FRANKFURT: FedEx Trade Networks, the Integrator's forwarding arm, is talking to Lufthansa Cargo about a block space or regular capacity agreement.
A spokesperson for the German airline that will operate four new B777 freighters and 14 MD-11Fs in its summer schedule, said an agreement is expected by mid-year.
As Lufthansa Cargo talks growth for 2014, the AF-KL-MP Cargo combine says it will further reduce its cargo fleet – now managed by Martinair – to eight aircraft this summer. This follows the coincident move by IAG Cargo to cancel its agreement with Atlas Air to operate three 747-8Fs for British Airways.

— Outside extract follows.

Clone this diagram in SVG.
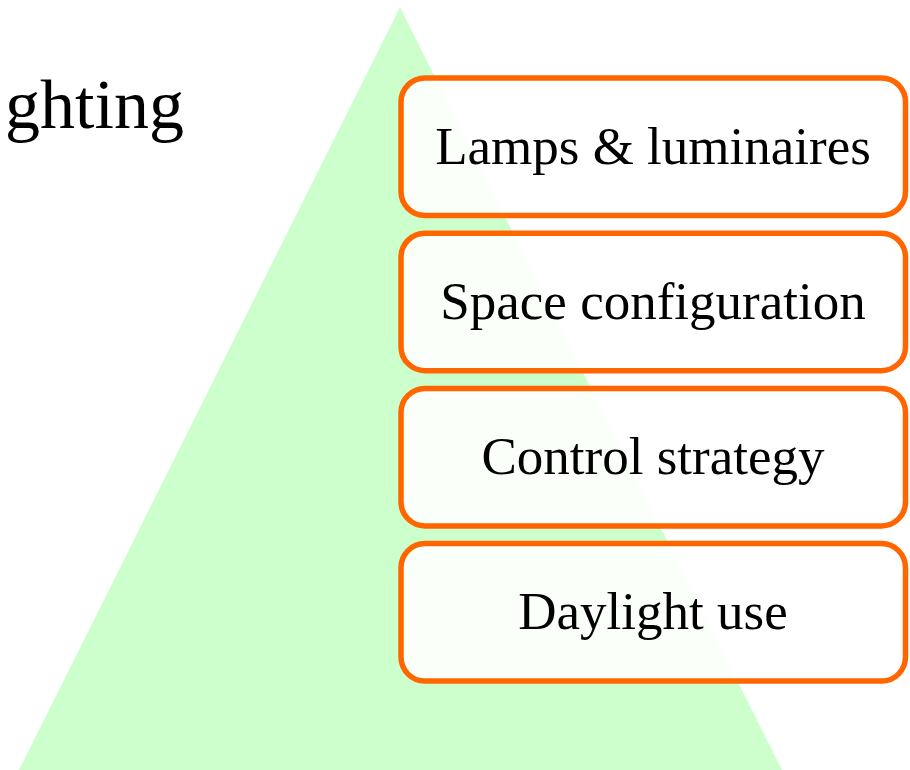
<svg xmlns="http://www.w3.org/2000/svg" width="910" height="770" viewBox="0 0 910 770">
  <style>
    .box { fill: #ffffff; fill-opacity: 0.9; stroke: #ff6600; stroke-width: 5.5; }
    .lbl { font-family: "Liberation Serif", "Times New Roman", serif; font-size: 53px; fill: #000000; text-anchor: middle; }
    .title { font-family: "Liberation Serif", "Times New Roman", serif; font-size: 70px; fill: #000000; }
  </style>
  <rect width="910" height="770" fill="#ffffff"/>
  <g id="pyramid">
    <polygon points="400,7 19,770 782,770" fill="#ccffcc"/>
  </g>
  <g id="title">
    <text class="title" x="184" y="128" text-anchor="end">ghting</text>
  </g>
  <g id="node-lamps">
    <rect class="box" x="401" y="78" width="504.5" height="137.5" rx="24"/>
    <text class="lbl" x="653" y="164">Lamps &amp; luminaires</text>
  </g>
  <g id="node-space">
    <rect class="box" x="401" y="233.2" width="504.5" height="137.5" rx="24"/>
    <text class="lbl" x="653" y="319">Space configuration</text>
  </g>
  <g id="node-control">
    <rect class="box" x="401" y="388.4" width="504.5" height="137.5" rx="24"/>
    <text class="lbl" x="653" y="474">Control strategy</text>
  </g>
  <g id="node-daylight">
    <rect class="box" x="401" y="543.6" width="504.5" height="137.5" rx="24"/>
    <text class="lbl" x="653" y="629">Daylight use</text>
  </g>
  <g id="connectors"/>
</svg>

Andreas Otto (right), member of the Lufthansa Cargo executive board with responsibility for product and sales, says the company is expecting air cargo industry growth rates of around four percent per annum until 2020 – a far cry from an 8.2 percent average between 1971 and 1990, 6.6 percent for the next decade - but half a point higher than during the last 13 years.
Noticeably, between the period 1991 and 2013, the industry experienced five years of negative growth. Four of those years occurred during a political or economic crisis relating to the U.S.
Since a low period of minus 13 percent in January 2012, Lufthansa Cargo says its traffic results have steadily risen to a five percent growth forecast this year. In 2013 the company says it had a 25.4 percent share of its home market – its nearest competitors being Cargolux and Emirates at 6.6 percent and 5.7 percent respectively.
Otto says Lufthansa Cargo will make another profit in 2013 – but less than the €104 million the previous year. Full year results are due in March. By comparison he cites continued losses by AF-KL-MP Cargo and Singapore Airlines and suggests the only aircraft that can be operated sustainably out of Europe is the B777 freighter. Ironically Air France cancelled part of an order it had for such equipment in favour of retaining older B747s – now parked or disposed of.
A decision as to whether Lufthansa Cargo can afford a further five B777Fs will be made in August.
Citing a recent face-to-face question put to 200 shippers, Otto says 90 percent want the company to continue operating dedicated freighter equipment and are prepared to pay for it – which is slightly at odds with a finding from Lufthansa Cargo's 2013 customer satisfaction index. While all other KPIs met or exceeded the industry average, it was its lone price-performance ratio that was around seven points below the 75 percent average.
Otto suggests the result is indicative of its customers' historic willingness to enjoy the company's service quality while balking at the sticker price – despite the KPIs. Fortunately for the airline, 2013 saw a dramatic reduction in European-centric all-cargo capacity. So maybe any price hike it imposes this year will hold.